Democrats and Double Standards in the NYT: 'Respected Voice' Robert Byrd vs. 'Foe of Integration' Strom Thurmond
The New York Times marked the death early Monday morning of veteran Democratic
Sen. Robert Byrd of West Virginia, who served a record 51 years in the
U.S. Senate, with an online obituary by former Times reporter Adam
Clymer. While acknowledging Byrd's Klan past and his pork-barrel
prodigiousness, Clymer's lead also emphasized Byrd's proud fight as the
keeper of Congressional prerogatives. The headline was hagiographic: "Robert Byrd, Respected Voice of the Senate, Dies at 92."
While
Clymer's opening statement on Byrd wasn't exactly laudatory, it did not
match the paper's hostile treatment of the passing of two veteran
Republican senators accused of racial prejudice: Sen. Strom Thurmond of
South Carolina and Sen. Jesse Helms of North Carolina.
Clymer's lead paragraph:
Robert C. Byrd, who used his record tenure as a United States senator to fight for the primacy of the legislative branch of government and to build a modern West Virginia with vast amounts of federal money, died at about 3 a.m. Monday, his office said. He was 92.
The bulk
of Clymer's obituary for Byrd may have been written some time ago, as
is customary. Clymer retired from the Times in 2003, after a career of bashing President Bush and prominent conservatives, while defending old-guard Democrats like Sen. Ted Kennedy.
Clymer
acknowledged what he called Byrd's changing perspective, moving from
conservative to liberal over the years, and in the 16th paragraph
brought up Byrd's membership in the Ku Klux Klan in the 1940s and his
filibuster of the 1964 Civil Rights Act.
Mr. Byrd's perspective on the world changed over the years. He filibustered against the 1964 Civil Rights Act and supported the Vietnam War only to come to back civil rights measures and criticize the Iraq war. Rating his voting record in 1964, Americans for Democratic Action, the liberal lobbying group, found that his views and the organization's were aligned only 16 percent of the time. In 2005, he got an A.D.A. rating of 95.
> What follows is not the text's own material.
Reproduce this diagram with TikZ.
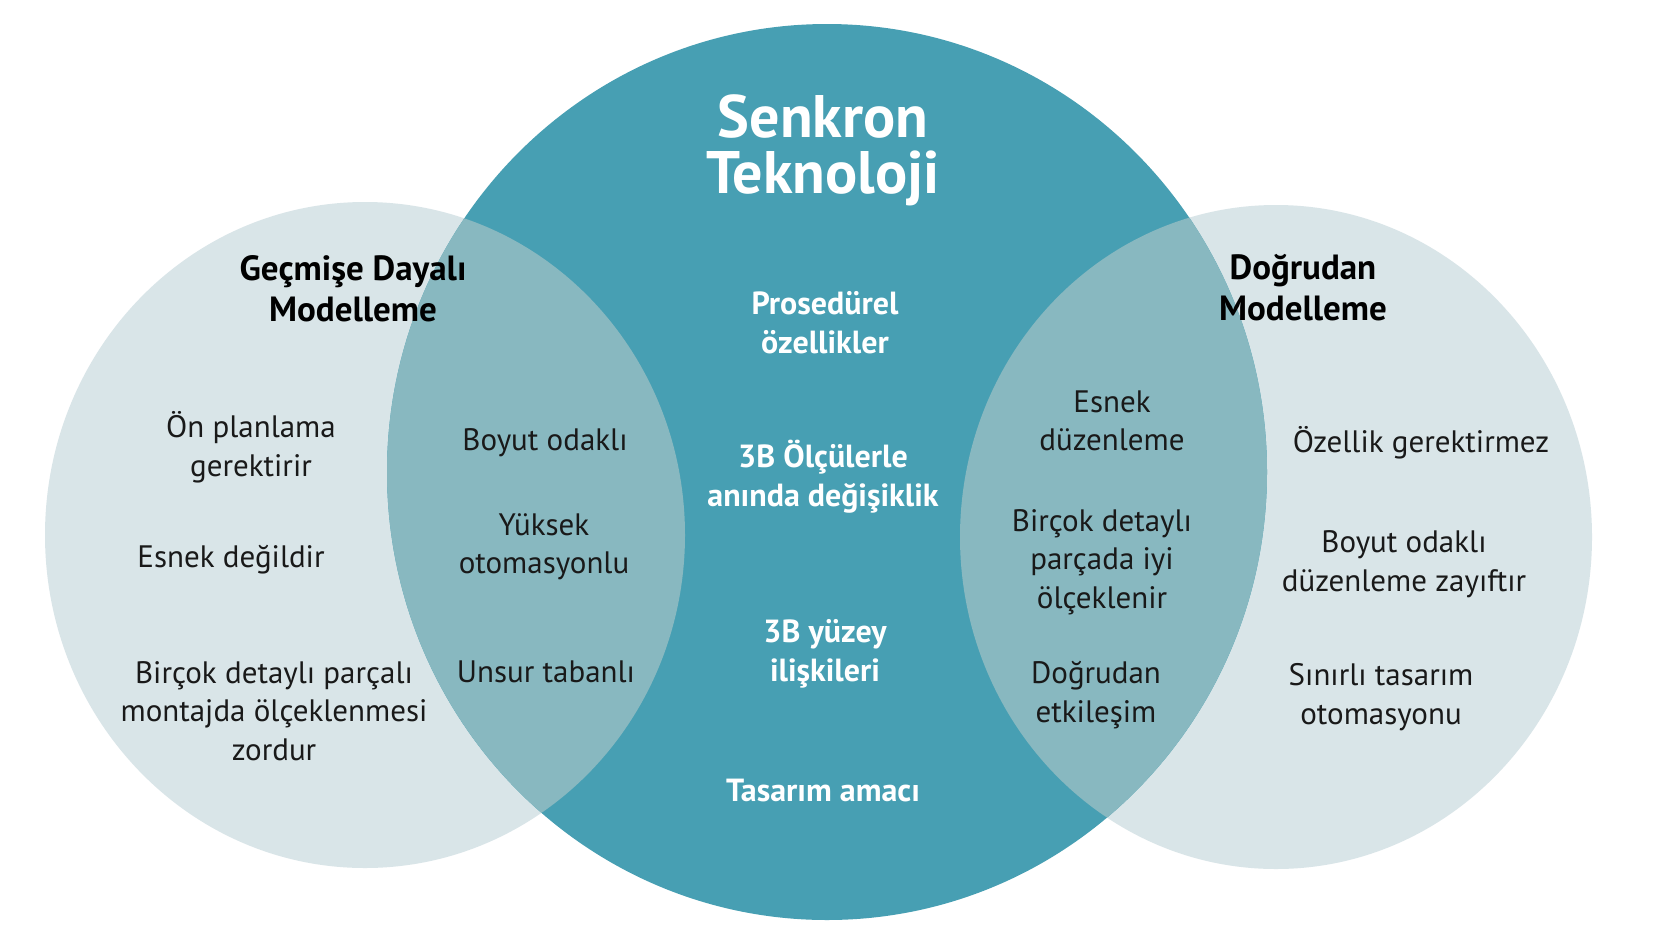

Mr. Byrd's political life could be traced to his early involvement with the Ku Klux Klan, an association that almost thwarted his career and clouded it intermittently for years afterward.
....
Mr. Byrd insisted that his klavern had never conducted white-supremacist marches or engaged in racial violence. He said in his autobiography that he had joined the Klan because he shared its anti-Communist creed and wanted to be associated with the leading people in his part of West Virginia. He conceded, however, that he also "reflected the fears and prejudices" of the time.
After noting criticism from watchdog groups over Byrd's reputation as the "king of pork," Clymer followed up:
West Virginians were grateful for the help. Senator John D. Rockefeller IV, Democrat of West Virginia and the state's junior senator since 1985, said Mr. Byrd had meant "everything, everything" to the state. Mr. Byrd knew, he said, that "before you can make life better, you have to have a road to get in there, and you have to have a sewerage system and all those things, and he has done that for most of the state."
Bob Wise, a Democrat who was West Virginia's governor from 2001 to 2005, once said that what Mr. Byrd had done for education - "the emphasis on reading and literacy" - mattered even more than roads.
And Clymer's dubious observation that Byrd "was never a particularly partisan Democrat" would surprise many familiar with Byrd's non-stop excoriation of Bush over the Iraq War. As Clymer noted, Byrd authored a 2004 book titled "Losing America: Confronting a Reckless and Arrogant Presidency."
He was never a particularly partisan Democrat. President Richard M. Nixon briefly considered him for a Supreme Court appointment. Mr. Dole recalled an occasion when Mr. Byrd gave him advice on a difficult parliamentary question; the help enabled Mr. Dole to overcome Mr. Byrd on a particular bill.
In
contrast is the Times's treatment of veteran Republican Sen. Jesse
Helms of North Carolina, who died on Independence Day 2008: "Jesse Helms, Unyielding Beacon of Conservatism, Is Dead at 86." Steven Holmes' obituary for Helms began:
Jesse Helms, the former North Carolina senator whose courtly manner and mossy drawl barely masked a hard-edged conservatism that opposed civil rights, gay rights, foreign aid and modern art, died early Friday. He was 86.
Clymer's Byrd obituary didn't mention
that Byrd, like Helms, voted on a measure to bar the National Endowment
for the Arts of funding "obscene" or "indecent" work.
Clymer
also wrote the obituary for centennial Republican Sen. Strom Thurmond,
who died on June 26, 2003. Like Byrd, Thurmond was a former
segregationist (he made his mark as the States' Rights candidate in
1948 and became a Republican in 1964) who later reconciled with blacks
and became proficient in earning pork for his state. The Times'
headline the following day left no room for doubt: "Strom Thurmond, Foe of Integration, Dies at 100," although Clymer's lead didn't mention race.